4.Integrate data for enriched databases.
One of the most important things you can do to make sure you get the most out of big data is integrating your databases. Without integration, no matter how good your data plan is, you will always end up with data silos and misaligned departments.
There are a few options to integrate your databases:
Native integrations built by the SaaS provider of the tools you're currently using. This type of integration covers the most common use cases to connect two tools and they are often one-way data pushes. You'll have to determine if that suits your business' particular integration needs. In addition, each connection is managed separately, so there may be some overlapping.
Custom integrations built by an in-house team. These integrations will be tailor-made for everything your business needs from an integration solution; however, they are expensive to build and require staff with specialized knowledge.
An Integration Platform as a Service (iPaaS) tool. These third-party vendors provide integrations between hundreds of business apps. With one subscription, you can build bridges between multiple apps and manage all of your app connections in one place.
For a lot of businesses, choosing an iPaaS tool to integrate their software stack is the most comprehensive and cost-effective solution.
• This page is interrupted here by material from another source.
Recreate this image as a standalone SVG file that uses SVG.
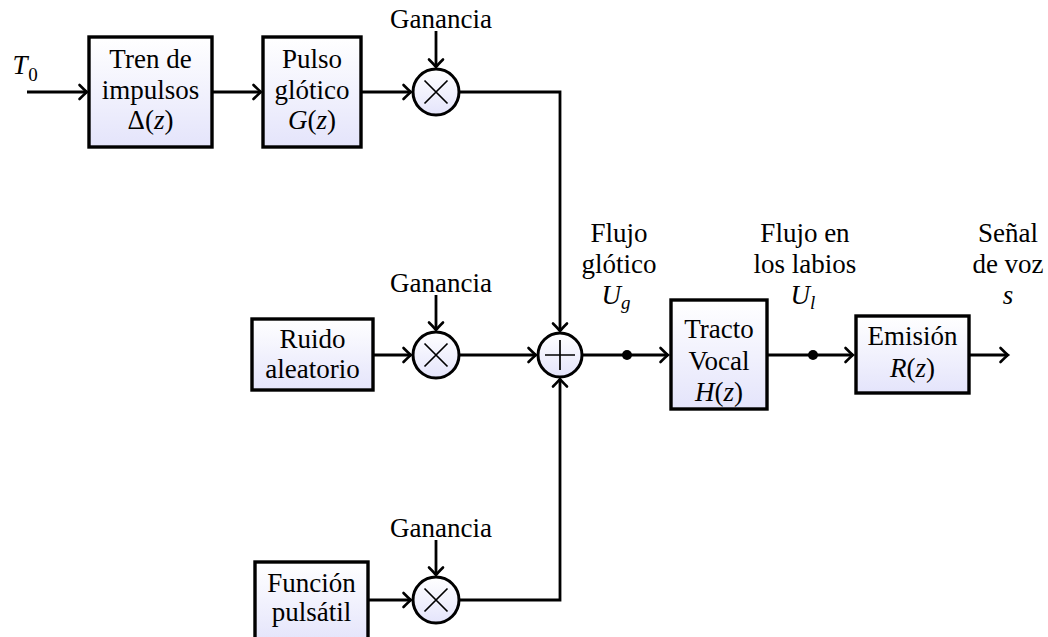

Examples of these tools include Zapier, Tray.io, and Automate.io, which specialize in trigger-action and one-way data pushes between apps; and PieSync, which provides two-way, real-time syncs to integrate customer data between a variety of tools.
An integration tool automates huge parts of the data management process, reduces the need for manual data entry, unifies data formats, and reduces the chances of human error. It can also be a big help in ensuring security and compliance with data protection laws.
A crucial part of your big data strategy is deciding where and to whom the data is accessible. Data integration is the most reliable way to achieve this and ensure that the data is flowing correctly between all your applications.